Sejak lulus dari SMA, saya selalu merasa sebagai orang yang tidak berubah. Saya tetaplah saya, hanya saja berbeda kemasan. Dulu pakai seragam putih abu, sekarang lebih sering pakai t-shirt yang nyaman dipakai dan jeans. Tentu saja yang satu itu berubah, karena kuliah memang tidak mewajibkan saya pakai seragam ‘kan? Hah. 

Tapi maksudnya, lebih dalam dari perihal seragam, saya tidak menyadari diri saya berubah. Saya menganggap orang lain lebih memiliki perubahan yang signifikan dari saya. Dari pemikiran, gaya berbusana, gaya bicara, prinsip, dan lain-lain. Baik atau buruk? Relatif. Tapi seharusnya perubahan itu sendiri adalah hal yang baik karena tidak memerangkap kita dalam satu fase saja. Masalah berubah ke arah yang baik atau buruk? Ya itu yang relatif. 

Saya menolak mengatakan diri saya berubah. Saya pikir, hidup saya ya begitu-begitu saja, tidak ada pencapaian yang berarti. Cuma kuliah, volunteer sana-sini, cekakakan di belakang gedung satu, begini begitu. Berbeda dengan teman-teman saya yang sepertinya begini begitu begini begitu, begini lagi, begitu lagi. Sekolah di sini, kerja di sini, pindah ke sini, dan pindah ke sana. Pokoknya, perubahannya itu nyata terlihat.

Namun, semakin larut saya dalam hening, semakin saya bertanya ‘jangan-jangan justru saya yang sangat banyak berubah?’. Ya saya tahu, seharusnya perubahan itu memang telak terjadi. Tidak ada ‘ketika’ yang persis sama toh? Dan tentu, kita tidak bisa memaksakan semuanya terus sama ‘kan? Seperti kata orang bijak, yang tetap dari perubahan adalah perubahan itu sendiri. 

Apa yang berubah dari saya? Tentu banyak yang menyadari.
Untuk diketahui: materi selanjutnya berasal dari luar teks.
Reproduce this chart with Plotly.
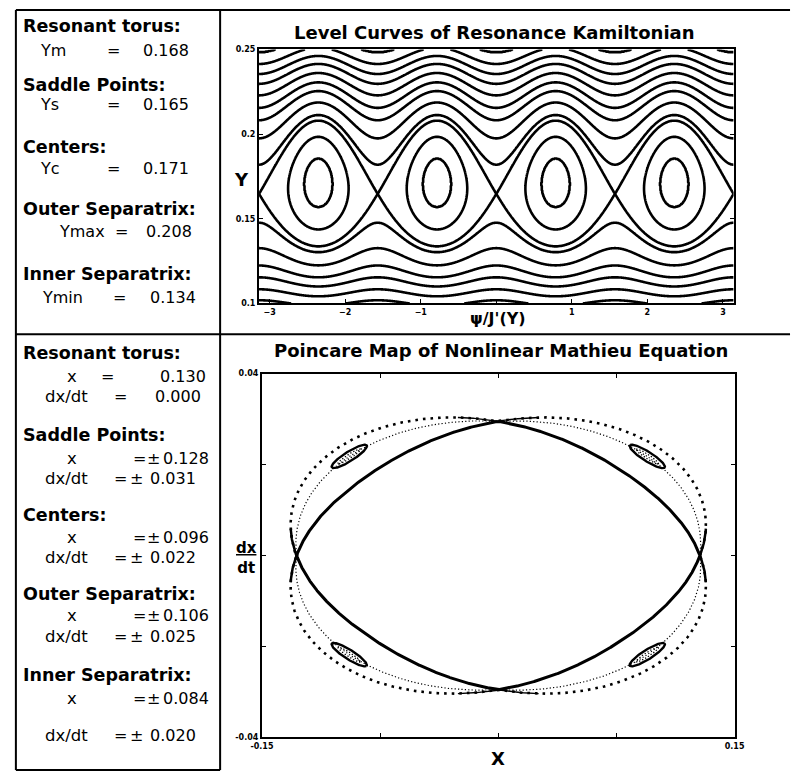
import numpy as np
import plotly.graph_objects as go

W, H = 801, 777
FONT = "DejaVu Sans"

# ---------------- values ----------------
# Top panel (resonance Hamiltonian), labels
Y_resonant = 0.168
Y_saddle = 0.165
Y_center = 0.171
Y_outer_sep = 0.208
Y_inner_sep = 0.134
# Y where each drawn level curve crosses the saddle column psi = 0 (above resonance)
level_Y_saddle_col = [0.1819, 0.1975, 0.2082, 0.2155, 0.2229, 0.2297, 0.2355, 0.2414, 0.2482]
# Y of the top of the closed island loops (island column psi = -pi/4)
island_loop_top_Y = [0.1857, 0.1984]
psi_ticks = [-3, -2, -1, 0, 1, 2, 3]
psi_ticktext = ["\u22123", "\u22122", "\u22121", "", "1", "2", "3"]
Y_ticks = [0.1, 0.15, 0.2, 0.25]
Y_ticktext = ["0.1", "0.15", "0.2", "0.25"]

# Bottom panel (Poincare map)
x_saddle = 0.128          # saddle on x axis
v_saddle = 0.0295         # saddle on dx/dt axis
r_inner_diag = 0.88       # thick inner curve, radius at 45 deg (in saddle units)
r_fine_diag = 1.045       # fine dotted curve
r_outer_diag = 1.13       # coarse dotted outer separatrix
r_island = 1.045          # island centres
island_len = 0.12         # island half-length (saddle units)
island_wid = 0.03         # island half-width
x_ticks = [-0.15, -0.075, 0, 0.075, 0.15]
x_ticktext = ["-0.15", "", "", "", "0.15"]
v_ticks = [-0.04, -0.02, 0, 0.02, 0.04]
v_ticktext = ["-0.04", "", "", "", "0.04"]

# Left text panels
top_heads = ["Resonant torus:", "Saddle Points:", "Centers:", "Outer Separatrix:", "Inner Separatrix:"]
top_syms = ["Ym", "Ys", "Yc", "Ymax", "Ymin"]
top_vals = ["0.168", "0.165", "0.171", "0.208", "0.134"]
bot_heads = ["Resonant torus:", "Saddle Points:", "Centers:", "Outer Separatrix:", "Inner Separatrix:"]
bot_x_vals = ["0.130", "0.128", "0.096", "0.106", "0.084"]
bot_v_vals = ["0.000", "0.031", "0.022", "0.025", "0.020"]
bot_pm = [False, True, True, True, True]

# ---------------- geometry (pixels) ----------------
TOP = dict(x0=254, x1=742, y0=46, y1=303)
BOT = dict(x0=257, x1=743, y0=374, y1=742)

# ---------------- resonance Hamiltonian model ----------------
n_exp = 1.5
stiff = 60.0


def K(Y, psi, eps):
    u = Y - Y_resonant
    return u ** 2 + stiff * u ** 4 + eps * (Y / Y_resonant) ** n_exp * np.cos(4 * psi)


Yfine = np.linspace(0.15, 0.18, 3001)


def K_sep(eps):
    return K(Yfine, 0.0, eps).min()


lo, hi = 1e-6, 5e-3
for _ in range(80):
    mid = 0.5 * (lo + hi)
    if K(Y_outer_sep, np.pi / 4, mid) > K_sep(mid):
        lo = mid
    else:
        hi = mid
eps = 0.5 * (lo + hi)
Ks = K_sep(eps)

levels = [K(y, 0.0, eps) for y in level_Y_saddle_col]
levels += [K(y, np.pi / 4, eps) for y in island_loop_top_Y]
levels.append(Ks)
lev = np.array(sorted(levels))

psi = np.linspace(-np.pi, np.pi, 961)
Yv = np.linspace(0.1, 0.25, 481)
PP, YY = np.meshgrid(psi, Yv)
Kg = K(YY, PP, eps)
xp = np.concatenate([[Kg.min() - 1.0], lev, [Kg.max() + 1.0]])
fp = np.arange(-1, len(lev) + 1, dtype=float)
Z = np.round(np.interp(Kg, xp, fp), 4)

fig = go.Figure()
fig.add_trace(go.Contour(
    x=psi, y=Yv, z=Z, xaxis="x", yaxis="y",
    contours=dict(start=0, end=len(lev) - 1, size=1, coloring="lines", showlabels=False),
    colorscale=[[0, "black"], [1, "black"]], showscale=False,
    line=dict(width=2.6, smoothing=0.6), hoverinfo="skip"))

# ---------------- Poincare map curves ----------------
phi = np.linspace(0, 2 * np.pi, 2881)


def branch(rdiag, ph):
    r = 1 + (rdiag - 1) * np.abs(np.sin(2 * ph))
    return x_saddle * r * np.cos(ph), v_saddle * r * np.sin(ph)


# coarse dotted outer curve
bx, by = branch(r_outer_diag, phi)
fig.add_trace(go.Scatter(x=bx, y=by, mode="lines", xaxis="x2", yaxis="y2",
                         line=dict(color="black", width=2.6, dash="2.6px,5px"), hoverinfo="skip"))
# fine dotted curve
bx, by = branch(r_fine_diag, phi)
fig.add_trace(go.Scatter(x=bx, y=by, mode="lines", xaxis="x2", yaxis="y2",
                         line=dict(color="black", width=1.2, dash="1.2px,2.2px"), hoverinfo="skip"))
# thick inner lens
bx, by = branch(r_inner_diag, phi)
fig.add_trace(go.Scatter(x=bx, y=by, mode="lines", xaxis="x2", yaxis="y2",
                         line=dict(color="black", width=3), hoverinfo="skip"))
# solid pieces of outer branch close to saddles (x-axis saddles bolder)
for angles, wdt in [([0, np.pi], 2.5), ([np.pi / 2, 3 * np.pi / 2], 1.4)]:
    segx, segy = [], []
    for a0 in angles:
        ph = np.linspace(a0 - np.radians(11), a0 + np.radians(11), 60)
        sx, sy = branch(r_outer_diag, ph)
        segx += list(sx) + [None]
        segy += list(sy) + [None]
    fig.add_trace(go.Scatter(x=segx, y=segy, mode="lines", xaxis="x2", yaxis="y2",
                             line=dict(color="black", width=wdt), hoverinfo="skip"))

# islands
s = np.linspace(0, 2 * np.pi, 200)
ox, oy, ix, iy = [], [], [], []
for ac in np.radians([45, 135, 225, 315]):
    cu, cw = r_island * np.cos(ac), r_island * np.sin(ac)
    tu, tw = -np.sin(ac), np.cos(ac)
    nu, nw = np.cos(ac), np.sin(ac)
    u = cu + tu * island_len * np.cos(s) + nu * island_wid * np.sin(s)
    w = cw + tw * island_len * np.cos(s) + nw * island_wid * np.sin(s)
    ox += list(u * x_saddle) + [None]
    oy += list(w * v_saddle) + [None]
    u = cu + tu * island_len * 0.65 * np.cos(s) + nu * island_wid * 0.45 * np.sin(s)
    w = cw + tw * island_len * 0.65 * np.cos(s) + nw * island_wid * 0.45 * np.sin(s)
    ix += list(u * x_saddle) + [None]
    iy += list(w * v_saddle) + [None]
fig.add_trace(go.Scatter(x=ox, y=oy, mode="lines", xaxis="x2", yaxis="y2",
                         line=dict(color="black", width=2.4), hoverinfo="skip"))
fig.add_trace(go.Scatter(x=ix, y=iy, mode="lines", xaxis="x2", yaxis="y2",
                         line=dict(color="black", width=1.3, dash="1.3px,2px"), hoverinfo="skip"))

# ---------------- axes ----------------
tickfont = dict(family=FONT, size=8, color="black", weight="bold")
common = dict(showline=True, linewidth=2, linecolor="black", showgrid=False, zeroline=False,
              ticks="inside", ticklen=4, tickwidth=1.2, tickcolor="black", tickfont=tickfont)
fig.update_layout(
    width=W, height=H, margin=dict(l=0, r=0, t=0, b=0),
    paper_bgcolor="white", plot_bgcolor="white", showlegend=False,
    xaxis=dict(domain=[TOP["x0"] / W, TOP["x1"] / W], range=[-np.pi, np.pi], anchor="y",
               tickvals=psi_ticks, ticktext=psi_ticktext, mirror=True, **common),
    yaxis=dict(domain=[1 - TOP["y1"] / H, 1 - TOP["y0"] / H], range=[0.1, 0.25], anchor="x",
               tickvals=Y_ticks, ticktext=Y_ticktext, mirror="ticks", **common),
    xaxis2=dict(domain=[BOT["x0"] / W, BOT["x1"] / W], range=[-0.15, 0.15], anchor="y2",
                tickvals=x_ticks, ticktext=x_ticktext, mirror="ticks", **common),
    yaxis2=dict(domain=[1 - BOT["y1"] / H, 1 - BOT["y0"] / H], range=[-0.04, 0.04], anchor="x2",
                tickvals=v_ticks, ticktext=v_ticktext, mirror="ticks", **common),
)


def txt(x, y, s, size=16, bold=False, anchor="left"):
    fig.add_annotation(x=x / W, y=1 - y / H, xref="paper", yref="paper",
                       text=(f"<b>{s}</b>" if bold else s), showarrow=False,
                       xanchor=anchor, yanchor="middle",
                       font=dict(family=FONT, size=size, color="black"))


# titles and axis labels
txt(496, 29, "Level Curves of Resonance Kamiltonian", size=18, bold=True, anchor="center")
txt(503, 351, "Poincare Map of Nonlinear Mathieu Equation", size=18, bold=True, anchor="center")
txt(500, 318, "\u03c8/J'(Y)", size=16, bold=True, anchor="center")
txt(236, 178, "Y", size=18, bold=True, anchor="center")
txt(500, 763, "X", size=18, bold=True, anchor="center")
fig.add_annotation(x=241 / W, y=1 - 560 / H, xref="paper", yref="paper", showarrow=False,
                   text="<b><u>dx</u><br>dt</b>", xanchor="center", yanchor="middle",
                   font=dict(family=FONT, size=15, color="black"))

# top-left panel
th_y = [22, 82, 145, 207, 273]
tv_y = [47, 102, 166, 230, 297]
sym_x = [27, 27, 27, 46, 29]
eq_x = [104, 104, 104, 113, 111]
val_x = [133, 133, 133, 136, 140]
for i in range(5):
    txt(9, th_y[i], top_heads[i], size=17.5, bold=True)
    txt(sym_x[i], tv_y[i], top_syms[i], size=16)
    txt(eq_x[i], tv_y[i], "=", size=16, anchor="center")
    txt(val_x[i], tv_y[i], top_vals[i], size=16)

# bottom-left panel
bh_y = [353, 436, 517, 597, 679]
bx_y = [377, 460, 540, 619, 703]
bv_y = [397, 480, 560, 640, 740]
for i in range(5):
    txt(9, bh_y[i], bot_heads[i], size=17.5, bold=True)
    txt(54, bx_y[i], "x", size=16.5)
    txt(32, bv_y[i], "dx/dt", size=16.5)
    if bot_pm[i]:
        txt(131, bx_y[i], "=", size=16, anchor="center")
        txt(145, bx_y[i], "\u00b1", size=16, anchor="center")
        txt(153, bx_y[i], bot_x_vals[i], size=16)
        txt(112, bv_y[i], "=", size=16, anchor="center")
        txt(128, bv_y[i], "\u00b1", size=16, anchor="center")
        txt(140, bv_y[i], bot_v_vals[i], size=16)
    else:
        txt(98, bx_y[i], "=", size=16, anchor="center")
        txt(150, bx_y[i], bot_x_vals[i], size=16)
        txt(112, bv_y[i], "=", size=16, anchor="center")
        txt(145, bv_y[i], bot_v_vals[i], size=16)

# panel frame lines
lines = [(4, 6, 800, 6), (4, 6, 4, 775), (214, 6, 214, 775), (4, 334, 800, 334), (4, 775, 214, 775)]
for x0, y0, x1, y1 in lines:
    fig.add_shape(type="line", xref="paper", yref="paper", x0=x0 / W, y0=1 - y0 / H,
                  x1=x1 / W, y1=1 - y1 / H, line=dict(color="black", width=2))

fig.write_html("out.html", config={"displayModeBar": False},
               post_script="document.body.style.margin='0px';")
Kebiasaan, pola hidup, pemikiran, pandangan, prinsip, dan beberapa hal lainnya. A lot, eh? Dan saya tidak bisa mengatakan semuanya itu baik buat saya. But I’m working on it, I try to define what’s good to me, and what’s not. There’s still a line. Ada fase-fase yang saya rasa membuat saya harus berubah agar saya belajar. Dan bukan tidak mungkin, selanjutnya saya akan tinggalkan perubahan itu. Kembali pada saya yang dulu atau berubah lagi ke arah lain. Semacam labil? Hahaha. 

Kadang saya takut saya terlalu jauh dari saya yang dahulu, dengan prinsip-prinsip tertentu yang saya pegang. Namun, saya tahu bahwa orang-orang sekitar saya begitu bijak untuk membiarkan saya berubah dan juga tetap menjadi pengingat saya agar tidak berubah terlalu jauh. In a mean time, we all are change, right?